--- WHAT THE EXERCISE ASKS ---
Go through the material below, count the lines with the word "this", and reply with the count alone.

--- ITEMS ---
• • • • •
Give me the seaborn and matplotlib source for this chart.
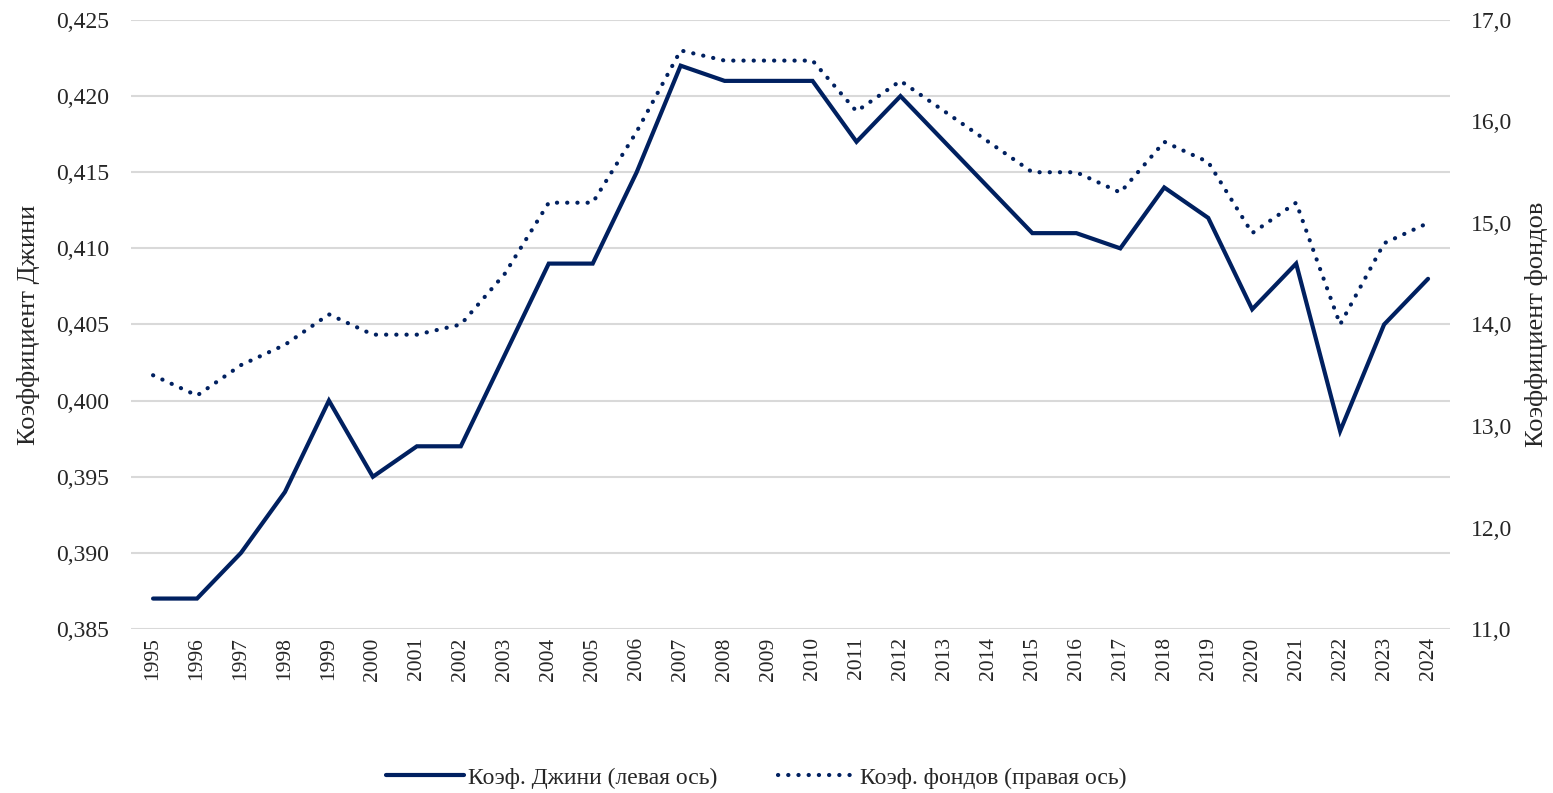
• • • • •
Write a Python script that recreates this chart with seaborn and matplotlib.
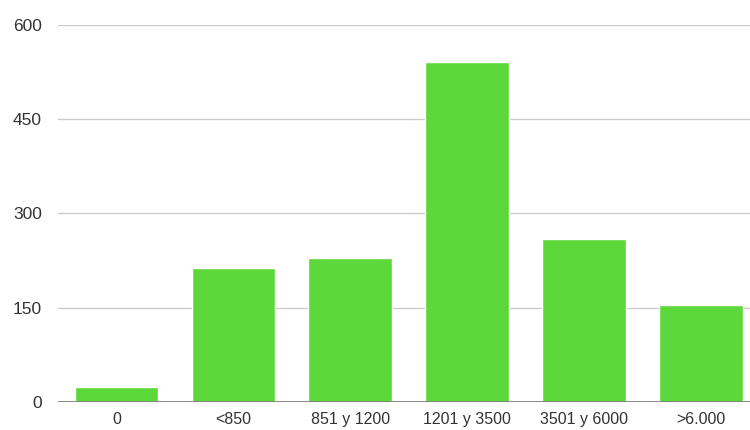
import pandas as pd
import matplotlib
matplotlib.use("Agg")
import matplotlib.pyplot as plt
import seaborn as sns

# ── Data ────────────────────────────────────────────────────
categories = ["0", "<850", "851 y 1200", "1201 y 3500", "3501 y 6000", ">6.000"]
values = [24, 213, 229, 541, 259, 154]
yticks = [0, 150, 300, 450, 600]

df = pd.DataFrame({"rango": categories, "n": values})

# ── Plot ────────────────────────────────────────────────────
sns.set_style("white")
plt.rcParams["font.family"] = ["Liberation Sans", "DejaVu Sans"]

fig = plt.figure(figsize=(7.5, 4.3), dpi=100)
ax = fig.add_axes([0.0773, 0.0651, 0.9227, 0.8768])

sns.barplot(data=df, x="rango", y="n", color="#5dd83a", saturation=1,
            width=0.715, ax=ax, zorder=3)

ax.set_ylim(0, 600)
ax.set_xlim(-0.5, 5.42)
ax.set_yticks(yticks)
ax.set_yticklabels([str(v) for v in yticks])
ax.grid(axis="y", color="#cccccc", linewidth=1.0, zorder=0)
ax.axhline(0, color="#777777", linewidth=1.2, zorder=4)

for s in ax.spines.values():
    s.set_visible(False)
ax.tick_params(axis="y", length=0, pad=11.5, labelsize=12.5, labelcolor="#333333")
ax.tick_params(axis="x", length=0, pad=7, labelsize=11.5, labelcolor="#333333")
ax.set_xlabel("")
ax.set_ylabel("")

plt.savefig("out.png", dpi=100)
• • • • •
--- SOLUTION TO THE PROBLEM ---
2